I turned around and said thats OK no problem.
She said gosh I'm sorry I called you miss LOL, again I said no problem.Her reply was well you have really pretty hair.
I'm sure the femme jeans and boots with 3 in heels had something to do with her perception of me from the rear.
I took it as a compliment either way.

SusanCACD
09-21-2013, 09:12 PM
Another great response form Allie.
Susan

Maryesther M.
09-21-2013, 09:14 PM
Allisa,
How very fortunate for you to be blessed with long hair that obviously looks femme.
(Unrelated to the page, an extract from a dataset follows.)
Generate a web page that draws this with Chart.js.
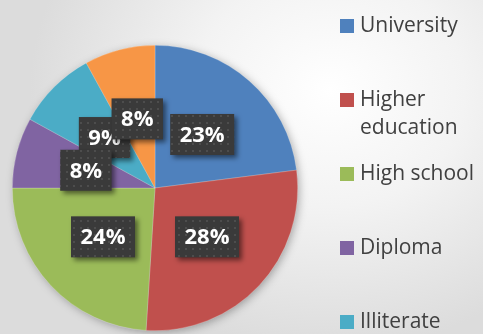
<!DOCTYPE html>
<html>
<head>
<meta charset="utf-8">
<script src="https://cdn.jsdelivr.net/npm/chart.js@4/dist/chart.umd.min.js"></script>
<style>
  html, body { margin: 0; padding: 0; }
  body {
    width: 483px; height: 334px; overflow: hidden;
    background: radial-gradient(ellipse 300px 260px at 330px 90px, #ffffff 0%, #f3f3f3 45%, #dcdcdc 100%);
  }
  #wrap { position: relative; width: 483px; height: 334px; }
</style>
</head>
<body>
<div id="wrap"><canvas id="eduPie" width="483" height="334"></canvas></div>
<script>
// data
const categories = ["University", "Higher education", "High school", "Diploma", "Illiterate", "Other"];
const shares = [23, 28, 24, 8, 9, 8];
const sliceColors = ["#4F81BD", "#C0504D", "#9BBB59", "#8064A2", "#4BACC6", "#F79646"];

// labels get drawn in this order (later ones sit on top)
const labelDrawOrder = [4, 0, 1, 2, 3, 5];

function dotPattern(ctx) {
  const c = document.createElement("canvas");
  c.width = 7; c.height = 7;
  const p = c.getContext("2d");
  p.fillStyle = "#3a3a3a";
  p.fillRect(0, 0, 7, 7);
  p.fillStyle = "#4d4d4d";
  p.fillRect(3, 3, 2, 2);
  return ctx.createPattern(c, "repeat");
}

const pieShadow = {
  id: "pieShadow",
  beforeDatasetsDraw(chart) {
    const arc = chart.getDatasetMeta(0).data[0];
    if (!arc) return;
    const ctx = chart.ctx;
    ctx.save();
    ctx.shadowColor = "rgba(0,0,0,0.35)";
    ctx.shadowBlur = 10;
    ctx.shadowOffsetX = 2;
    ctx.shadowOffsetY = 2;
    ctx.fillStyle = "#888";
    ctx.beginPath();
    ctx.arc(arc.x, arc.y, arc.outerRadius - 1, 0, Math.PI * 2);
    ctx.fill();
    ctx.restore();
  }
};

const boxLabels = {
  id: "boxLabels",
  afterDatasetsDraw(chart) {
    const ctx = chart.ctx;
    const meta = chart.getDatasetMeta(0);
    const pat = dotPattern(ctx);
    ctx.save();
    ctx.font = "bold 22px 'Open Sans'";
    ctx.textAlign = "center";
    ctx.textBaseline = "middle";
    labelDrawOrder.forEach(function(i) {
      const pos = meta.data[i].tooltipPosition();
      const txt = shares[i] + "%";
      const w = ctx.measureText(txt).width + 19;
      const h = 41;
      ctx.save();
      ctx.shadowColor = "rgba(0,0,0,0.5)";
      ctx.shadowBlur = 5;
      ctx.shadowOffsetX = 3;
      ctx.shadowOffsetY = 3;
      ctx.fillStyle = pat;
      ctx.fillRect(pos.x - w / 2, pos.y - h / 2, w, h);
      ctx.restore();
      ctx.fillStyle = "#ffffff";
      ctx.fillText(txt, pos.x, pos.y + 1);
    });
    ctx.restore();
  }
};

const sideLegend = {
  id: "sideLegend",
  afterDraw(chart) {
    const ctx = chart.ctx;
    ctx.save();
    ctx.font = "21px 'Open Sans'";
    ctx.textBaseline = "middle";
    ctx.textAlign = "left";
    const maxW = 120;
    categories.forEach(function(name, i) {
      const y = 26 + i * 74;
      ctx.fillStyle = sliceColors[i];
      ctx.fillRect(340, y - 7, 14, 14);
      // word wrap
      const words = name.split(" ");
      let lines = [], line = "";
      words.forEach(function(wd) {
        const test = line ? line + " " + wd : wd;
        if (ctx.measureText(test).width > maxW && line) { lines.push(line); line = wd; }
        else line = test;
      });
      lines.push(line);
      ctx.fillStyle = "#404040";
      lines.forEach(function(l, k) { ctx.fillText(l, 360, y + k * 28); });
    });
    ctx.restore();
  }
};

const ctx = document.getElementById("eduPie").getContext("2d");
const myChart = new Chart(ctx, {
  type: "pie",
  data: {
    labels: categories,
    datasets: [{
      data: shares,
      backgroundColor: sliceColors,
      borderColor: "rgba(255,255,255,0.35)",
      borderWidth: 0.6
    }]
  },
  options: {
    responsive: false,
    animation: false,
    layout: { padding: { left: 12, top: 45, right: 185, bottom: 3 } },
    plugins: {
      legend: { display: false },
      tooltip: { enabled: false }
    }
  },
  plugins: [pieShadow, boxLabels, sideLegend]
});
</script>
</body>
</html>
That lady caught you 'on the hop' so to speak and one never thinks of the right thing to say at the time, only later when one mulls it over in one's mind.

At my age I can only envy you and say that with hair like that I'd be seriously into girly clothes &c for going out.

M.

gautier_nikolai
09-21-2013, 09:23 PM
How i read it is like others have said maybe she knows some trans people who are transitioning and wanted to try engage and maybe be indirectly supportive; because most people aren't so sensitive to subtle clues and even then, i doubt many would query so frankly and openly.If it was any negative feelings she wanted to express i would think she would have made a negative comment or facial expression.
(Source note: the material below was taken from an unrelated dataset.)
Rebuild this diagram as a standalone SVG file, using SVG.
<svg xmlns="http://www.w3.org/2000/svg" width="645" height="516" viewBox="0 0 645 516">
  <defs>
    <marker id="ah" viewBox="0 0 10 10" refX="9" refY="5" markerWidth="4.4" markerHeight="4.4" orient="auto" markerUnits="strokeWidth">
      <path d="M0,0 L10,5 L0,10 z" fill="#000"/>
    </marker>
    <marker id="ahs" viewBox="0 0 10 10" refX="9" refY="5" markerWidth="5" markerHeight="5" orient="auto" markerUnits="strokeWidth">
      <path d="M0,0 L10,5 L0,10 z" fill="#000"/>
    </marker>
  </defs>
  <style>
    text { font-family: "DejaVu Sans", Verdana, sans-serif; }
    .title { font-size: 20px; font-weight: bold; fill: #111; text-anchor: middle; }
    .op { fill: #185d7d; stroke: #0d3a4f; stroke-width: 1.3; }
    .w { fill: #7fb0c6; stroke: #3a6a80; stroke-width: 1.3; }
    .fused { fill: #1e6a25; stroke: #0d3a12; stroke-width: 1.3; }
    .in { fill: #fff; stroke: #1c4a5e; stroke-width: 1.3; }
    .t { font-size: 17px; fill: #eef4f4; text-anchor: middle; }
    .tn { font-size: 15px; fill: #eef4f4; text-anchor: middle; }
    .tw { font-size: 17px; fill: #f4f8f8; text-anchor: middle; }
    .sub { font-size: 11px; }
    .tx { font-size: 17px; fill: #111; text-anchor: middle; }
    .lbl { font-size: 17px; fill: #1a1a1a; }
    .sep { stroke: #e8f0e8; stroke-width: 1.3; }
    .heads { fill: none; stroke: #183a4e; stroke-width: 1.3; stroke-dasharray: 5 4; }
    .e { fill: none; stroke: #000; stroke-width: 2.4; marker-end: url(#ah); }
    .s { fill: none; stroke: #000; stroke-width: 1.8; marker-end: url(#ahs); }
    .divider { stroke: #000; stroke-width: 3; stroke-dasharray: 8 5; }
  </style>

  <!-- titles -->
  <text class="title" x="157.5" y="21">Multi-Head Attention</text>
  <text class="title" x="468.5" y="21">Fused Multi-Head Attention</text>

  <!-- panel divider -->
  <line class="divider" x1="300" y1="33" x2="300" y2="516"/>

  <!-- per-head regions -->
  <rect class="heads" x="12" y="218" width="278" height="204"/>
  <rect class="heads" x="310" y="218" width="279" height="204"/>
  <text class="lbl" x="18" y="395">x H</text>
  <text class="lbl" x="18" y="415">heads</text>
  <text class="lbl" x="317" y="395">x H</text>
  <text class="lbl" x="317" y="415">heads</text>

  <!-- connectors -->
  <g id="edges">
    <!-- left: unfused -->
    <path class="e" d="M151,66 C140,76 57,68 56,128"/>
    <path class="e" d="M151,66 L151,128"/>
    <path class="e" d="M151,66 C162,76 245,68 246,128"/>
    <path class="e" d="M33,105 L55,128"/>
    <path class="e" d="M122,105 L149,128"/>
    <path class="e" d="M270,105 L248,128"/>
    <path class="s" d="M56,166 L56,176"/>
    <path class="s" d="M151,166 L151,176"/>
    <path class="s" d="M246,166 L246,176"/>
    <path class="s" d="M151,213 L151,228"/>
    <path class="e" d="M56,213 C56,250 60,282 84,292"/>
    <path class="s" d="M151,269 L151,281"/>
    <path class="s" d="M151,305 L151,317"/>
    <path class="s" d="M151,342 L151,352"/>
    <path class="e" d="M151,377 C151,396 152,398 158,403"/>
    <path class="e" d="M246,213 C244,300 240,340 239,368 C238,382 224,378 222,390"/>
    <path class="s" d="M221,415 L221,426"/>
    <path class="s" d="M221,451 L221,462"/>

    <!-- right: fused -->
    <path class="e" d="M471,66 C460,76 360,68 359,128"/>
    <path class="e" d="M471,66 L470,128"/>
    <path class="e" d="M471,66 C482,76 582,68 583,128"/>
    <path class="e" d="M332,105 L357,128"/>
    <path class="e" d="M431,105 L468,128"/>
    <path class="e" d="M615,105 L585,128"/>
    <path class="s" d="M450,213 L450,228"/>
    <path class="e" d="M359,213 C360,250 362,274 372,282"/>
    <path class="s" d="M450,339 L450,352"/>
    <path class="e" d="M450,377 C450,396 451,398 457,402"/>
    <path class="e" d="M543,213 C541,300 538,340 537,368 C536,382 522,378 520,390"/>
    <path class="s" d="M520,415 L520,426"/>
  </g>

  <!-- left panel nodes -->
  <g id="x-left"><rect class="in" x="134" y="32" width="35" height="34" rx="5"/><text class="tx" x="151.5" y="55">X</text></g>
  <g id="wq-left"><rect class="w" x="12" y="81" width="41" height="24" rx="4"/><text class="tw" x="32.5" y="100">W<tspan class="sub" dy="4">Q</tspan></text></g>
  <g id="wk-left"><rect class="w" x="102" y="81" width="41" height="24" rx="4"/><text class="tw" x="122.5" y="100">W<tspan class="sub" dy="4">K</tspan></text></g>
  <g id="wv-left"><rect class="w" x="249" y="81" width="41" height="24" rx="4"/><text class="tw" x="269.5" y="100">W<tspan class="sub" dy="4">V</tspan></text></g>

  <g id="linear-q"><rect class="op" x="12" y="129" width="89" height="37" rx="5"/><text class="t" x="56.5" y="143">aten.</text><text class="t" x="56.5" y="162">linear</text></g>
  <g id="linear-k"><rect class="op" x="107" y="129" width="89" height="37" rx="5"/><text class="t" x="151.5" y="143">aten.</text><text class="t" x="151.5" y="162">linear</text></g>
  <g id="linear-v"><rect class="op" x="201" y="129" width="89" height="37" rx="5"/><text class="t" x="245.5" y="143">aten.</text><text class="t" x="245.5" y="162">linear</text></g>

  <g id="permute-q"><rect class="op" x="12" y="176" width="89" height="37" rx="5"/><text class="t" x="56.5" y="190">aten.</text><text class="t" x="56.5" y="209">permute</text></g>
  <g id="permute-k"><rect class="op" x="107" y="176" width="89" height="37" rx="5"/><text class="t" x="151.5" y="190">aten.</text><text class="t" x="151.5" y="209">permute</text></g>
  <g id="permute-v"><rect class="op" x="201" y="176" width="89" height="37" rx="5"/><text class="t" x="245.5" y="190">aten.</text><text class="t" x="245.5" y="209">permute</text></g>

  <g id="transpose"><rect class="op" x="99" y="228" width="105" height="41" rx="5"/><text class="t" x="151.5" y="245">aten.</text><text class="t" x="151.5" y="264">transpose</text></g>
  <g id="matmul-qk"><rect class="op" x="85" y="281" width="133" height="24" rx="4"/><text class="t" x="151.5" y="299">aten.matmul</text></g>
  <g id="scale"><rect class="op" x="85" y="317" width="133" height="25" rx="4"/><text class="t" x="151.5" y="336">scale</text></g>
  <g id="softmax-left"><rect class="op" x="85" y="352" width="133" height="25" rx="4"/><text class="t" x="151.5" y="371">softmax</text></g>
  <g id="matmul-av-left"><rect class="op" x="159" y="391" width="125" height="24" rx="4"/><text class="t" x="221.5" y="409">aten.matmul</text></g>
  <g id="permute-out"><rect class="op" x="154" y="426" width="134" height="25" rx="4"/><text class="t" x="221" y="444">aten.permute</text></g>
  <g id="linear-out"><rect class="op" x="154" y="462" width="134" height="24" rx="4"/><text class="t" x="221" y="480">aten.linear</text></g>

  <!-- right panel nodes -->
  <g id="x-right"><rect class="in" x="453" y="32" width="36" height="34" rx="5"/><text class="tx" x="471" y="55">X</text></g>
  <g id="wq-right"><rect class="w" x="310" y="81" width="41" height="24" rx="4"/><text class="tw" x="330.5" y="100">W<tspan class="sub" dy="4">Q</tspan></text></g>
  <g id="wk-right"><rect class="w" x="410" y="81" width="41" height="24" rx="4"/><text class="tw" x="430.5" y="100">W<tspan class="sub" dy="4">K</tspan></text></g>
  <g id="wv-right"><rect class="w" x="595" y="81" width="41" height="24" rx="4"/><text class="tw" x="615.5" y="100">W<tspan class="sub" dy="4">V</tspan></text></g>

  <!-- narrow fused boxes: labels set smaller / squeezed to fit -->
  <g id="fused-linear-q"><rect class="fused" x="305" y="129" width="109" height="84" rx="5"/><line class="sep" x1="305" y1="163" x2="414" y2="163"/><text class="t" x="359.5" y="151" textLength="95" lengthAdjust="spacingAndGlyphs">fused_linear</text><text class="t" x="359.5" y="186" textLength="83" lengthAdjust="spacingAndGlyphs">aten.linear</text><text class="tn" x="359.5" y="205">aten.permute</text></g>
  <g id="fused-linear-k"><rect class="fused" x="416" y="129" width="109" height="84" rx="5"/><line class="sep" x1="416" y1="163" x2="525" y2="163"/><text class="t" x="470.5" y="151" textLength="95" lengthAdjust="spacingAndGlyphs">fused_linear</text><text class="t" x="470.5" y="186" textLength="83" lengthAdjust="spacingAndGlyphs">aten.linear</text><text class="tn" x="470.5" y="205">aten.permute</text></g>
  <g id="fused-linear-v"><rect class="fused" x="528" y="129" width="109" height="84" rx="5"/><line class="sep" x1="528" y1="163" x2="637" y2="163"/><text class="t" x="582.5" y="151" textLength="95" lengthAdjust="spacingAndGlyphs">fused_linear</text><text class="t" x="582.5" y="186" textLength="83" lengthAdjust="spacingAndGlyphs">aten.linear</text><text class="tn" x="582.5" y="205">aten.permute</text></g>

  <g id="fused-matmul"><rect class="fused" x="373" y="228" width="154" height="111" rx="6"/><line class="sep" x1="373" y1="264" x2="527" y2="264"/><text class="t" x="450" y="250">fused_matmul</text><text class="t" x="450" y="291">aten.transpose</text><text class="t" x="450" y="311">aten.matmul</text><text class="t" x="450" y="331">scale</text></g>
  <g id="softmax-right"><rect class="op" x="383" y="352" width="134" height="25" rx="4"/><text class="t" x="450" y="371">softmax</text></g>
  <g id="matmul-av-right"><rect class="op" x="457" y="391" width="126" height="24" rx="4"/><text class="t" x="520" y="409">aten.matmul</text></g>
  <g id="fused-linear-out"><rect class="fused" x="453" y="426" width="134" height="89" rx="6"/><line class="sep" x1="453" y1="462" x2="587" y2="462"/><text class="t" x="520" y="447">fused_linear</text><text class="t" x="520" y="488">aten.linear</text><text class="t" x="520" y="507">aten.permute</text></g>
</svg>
Men with long hair to most people nowadays doesn't necessarily equal a TG person or somebody transitioning, especially if you were dressed in drab.

Allisa
09-21-2013, 10:13 PM
Thanks all ,the woman was I believe just curious and very nice in voice tone and expression.It just caught me off guard in a location where one would not think to ask that kind of question.We are both in our 50's ,at least I think she was,it's just that I was never asked that before even in my younger days before time took it's toll.I've been called a lot of things,asked if I was or wanted to be a girl,but never about transitioning.I don't want to, I like being a male now if I had my face on and maybe" the girls" yes then I could understand the question .

AmyGaleRT
09-22-2013, 02:53 AM
If anyone comments on my ponytail in guy mode, I just say, "My fiancee likes it." Which she does. :D

But taking my hair down and brushing it out is a big part of my transformation to Amy. I wear headbands or barrettes with it to enhance the look. It's getting long enough now that I should try it in an updo. :)

- Amy

reb.femme
09-22-2013, 05:34 AM
Perhaps some people have no skills when it comes to asking the genuine question they have on their mind?
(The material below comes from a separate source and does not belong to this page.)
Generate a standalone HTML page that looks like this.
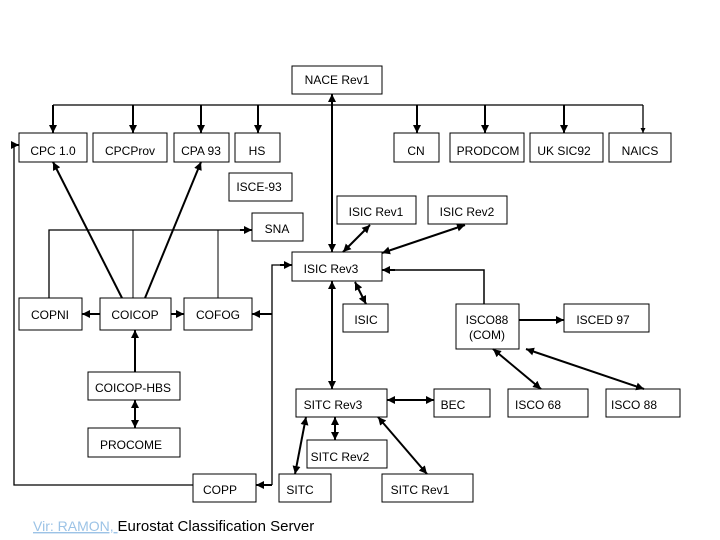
<!DOCTYPE html>
<html><head><meta charset="utf-8"><style>
html,body{margin:0;padding:0;background:#fff}
svg{display:block}
text{font-family:"Liberation Sans",Arial,sans-serif;font-size:12px;fill:#000}
</style></head><body>
<svg width="720" height="540" viewBox="0 0 720 540" xmlns="http://www.w3.org/2000/svg">
<defs>
<marker id="a" viewBox="0 0 10 10" refX="10" refY="5" markerWidth="4" markerHeight="4" orient="auto-start-reverse"><path d="M0,0L10,5L0,10z" fill="#000"/></marker>
</defs>
<g fill="#fff" stroke="#000" stroke-width="1">
<rect x="292" y="66" width="90" height="28"/>
<rect x="19" y="133" width="68" height="29"/>
<rect x="93" y="133" width="74" height="29"/>
<rect x="174" y="133" width="55" height="29"/>
<rect x="235" y="133" width="45" height="29"/>
<rect x="394" y="133" width="45" height="29"/>
<rect x="450" y="133" width="74" height="29"/>
<rect x="530" y="133" width="73" height="29"/>
<rect x="609" y="133" width="62" height="29"/>
<rect x="229" y="173" width="63" height="28"/>
<rect x="337" y="196" width="79" height="28"/>
<rect x="428" y="196" width="79" height="28"/>
<rect x="252" y="213" width="51" height="28"/>
<rect x="292" y="252" width="90" height="29"/>
<rect x="19" y="298" width="63" height="32"/>
<rect x="100" y="298" width="71" height="32"/>
<rect x="184" y="298" width="68" height="32"/>
<rect x="343" y="304" width="45" height="28"/>
<rect x="456" y="304" width="63" height="45"/>
<rect x="564" y="304" width="85" height="28"/>
<rect x="88" y="372" width="92" height="28"/>
<rect x="296" y="389" width="91" height="28"/>
<rect x="434" y="389" width="56" height="28"/>
<rect x="508" y="389" width="80" height="28"/>
<rect x="606" y="389" width="74" height="28"/>
<rect x="88" y="428" width="92" height="29"/>
<rect x="307" y="440" width="80" height="28"/>
<rect x="193" y="474" width="63" height="28"/>
<rect x="279" y="474" width="52" height="28"/>
<rect x="382" y="474" width="91" height="28"/>
</g>
<g fill="none" stroke="#000" stroke-width="2">
<path d="M53,105H643" stroke-width="1.3"/>
<line x1="53" y1="105" x2="53" y2="133" marker-end="url(#a)"/>
<line x1="133" y1="105" x2="133" y2="133" marker-end="url(#a)"/>
<line x1="201" y1="105" x2="201" y2="133" marker-end="url(#a)"/>
<line x1="258" y1="105" x2="258" y2="133" marker-end="url(#a)"/>
<line x1="417" y1="105" x2="417" y2="133" marker-end="url(#a)"/>
<line x1="485" y1="105" x2="485" y2="133" marker-end="url(#a)"/>
<line x1="564" y1="105" x2="564" y2="133" marker-end="url(#a)"/>
<line x1="643" y1="105" x2="643" y2="133" marker-end="url(#a)" stroke-width="1.3"/>
<line x1="332" y1="94" x2="332" y2="252" marker-start="url(#a)" marker-end="url(#a)"/>
<line x1="370" y1="225" x2="343" y2="252" marker-start="url(#a)" marker-end="url(#a)"/>
<line x1="465" y1="225" x2="382" y2="253" marker-start="url(#a)" marker-end="url(#a)"/>
<path d="M49,298V230H252" stroke-width="1.3"/>
<line x1="240" y1="230" x2="252" y2="230" marker-end="url(#a)"/>
<line x1="133" y1="230" x2="133" y2="298" stroke-width="1"/>
<line x1="218" y1="230" x2="218" y2="298" stroke-width="1"/>
<line x1="122" y1="298" x2="53" y2="162" marker-end="url(#a)"/>
<line x1="145" y1="298" x2="201" y2="162" marker-end="url(#a)"/>
<line x1="100" y1="314" x2="82" y2="314" marker-end="url(#a)"/>
<line x1="171" y1="314" x2="184" y2="314" marker-end="url(#a)"/>
<path d="M272,485V265H292" stroke-width="1.3"/>
<line x1="280" y1="265" x2="292" y2="265" marker-end="url(#a)"/>
<line x1="272" y1="314" x2="252" y2="314" marker-end="url(#a)"/>
<line x1="272" y1="485" x2="256" y2="485" marker-end="url(#a)"/>
<path d="M193,485H14V145H19" stroke-width="1.3"/>
<line x1="14" y1="145" x2="19" y2="145" marker-end="url(#a)"/>
<line x1="135" y1="372" x2="135" y2="330" marker-end="url(#a)"/>
<line x1="135" y1="400" x2="135" y2="428" marker-start="url(#a)" marker-end="url(#a)"/>
<line x1="332" y1="281" x2="332" y2="389" marker-start="url(#a)" marker-end="url(#a)"/>
<line x1="355" y1="282" x2="366" y2="304" marker-start="url(#a)" marker-end="url(#a)"/>
<path d="M484,304V270H382" stroke-width="1.5"/>
<line x1="395" y1="270" x2="382" y2="270" marker-end="url(#a)"/>
<line x1="519" y1="320" x2="564" y2="320" marker-end="url(#a)"/>
<line x1="493" y1="349" x2="541" y2="389" marker-start="url(#a)" marker-end="url(#a)"/>
<line x1="526" y1="349" x2="644" y2="389" marker-start="url(#a)" marker-end="url(#a)"/>
<line x1="387" y1="400" x2="434" y2="400" marker-start="url(#a)" marker-end="url(#a)"/>
<line x1="306" y1="417" x2="295" y2="474" marker-start="url(#a)" marker-end="url(#a)"/>
<line x1="335" y1="417" x2="335" y2="440" marker-start="url(#a)" marker-end="url(#a)"/>
<line x1="378" y1="417" x2="427" y2="474" marker-start="url(#a)" marker-end="url(#a)"/>
</g>
<g text-anchor="middle">
<text x="337" y="84">NACE Rev1</text>
<text x="53" y="155">CPC 1.0</text>
<text x="130" y="155">CPCProv</text>
<text x="201" y="155">CPA 93</text>
<text x="257" y="155">HS</text>
<text x="416" y="155">CN</text>
<text x="488" y="155">PRODCOM</text>
<text x="564" y="155">UK SIC92</text>
<text x="640" y="155">NAICS</text>
<text x="259" y="191">ISCE-93</text>
<text x="376" y="216">ISIC Rev1</text>
<text x="467" y="216">ISIC Rev2</text>
<text x="277" y="233">SNA</text>
<text x="331" y="273">ISIC Rev3</text>
<text x="50" y="319">COPNI</text>
<text x="135" y="319">COICOP</text>
<text x="218" y="319">COFOG</text>
<text x="366" y="324">ISIC</text>
<text x="487" y="324">ISCO88</text>
<text x="487" y="339">(COM)</text>
<text x="603" y="324">ISCED 97</text>
<text x="133" y="392">COICOP-HBS</text>
<text x="333" y="409">SITC Rev3</text>
<text x="453" y="409">BEC</text>
<text x="538" y="409">ISCO 68</text>
<text x="634" y="409">ISCO 88</text>
<text x="131" y="449">PROCOME</text>
<text x="340" y="461">SITC Rev2</text>
<text x="220" y="494">COPP</text>
<text x="300" y="494">SITC</text>
<text x="420" y="494">SITC Rev1</text>
</g>
<text x="33" y="531" style="font-size:14px"><tspan fill="#9cc3e6" text-decoration="underline">Vir: RAMON, </tspan><tspan style="font-size:15px">Eurostat Classification Server</tspan></text>
</svg>
</body></html>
Lucky you I say. She could only have commented on my balding pate from behind. Damn you hairy people! :devil:

Rebecca

Marcelle
09-22-2013, 06:15 AM
Hi Allisa,

From what you describe in both your posts I don't think this was negative. I truly believe the woman was curious by her amicable tone and she may have just wanted to know. As Allie said, she may have known someone who is transitioning and is looking for information herself. Unfortunately, some people think before they talk . . . seems reasonable to ask but then you find yourself trying the catch the words as you say them (I am sure we have all been there). It seems, sometimes our "social filter" gets turned off.

I would take it as a compliment. I can only imagine how good you look dressed. :)

Hugs

Isha

BLUE ORCHID
09-22-2013, 06:40 AM
Hi Allisa, It's really hard to know what was on her mind.

Beverley Sims
09-22-2013, 12:10 PM
Me,
I just agree with them and let them know what they want to assume.
I like playing with some peoples minds.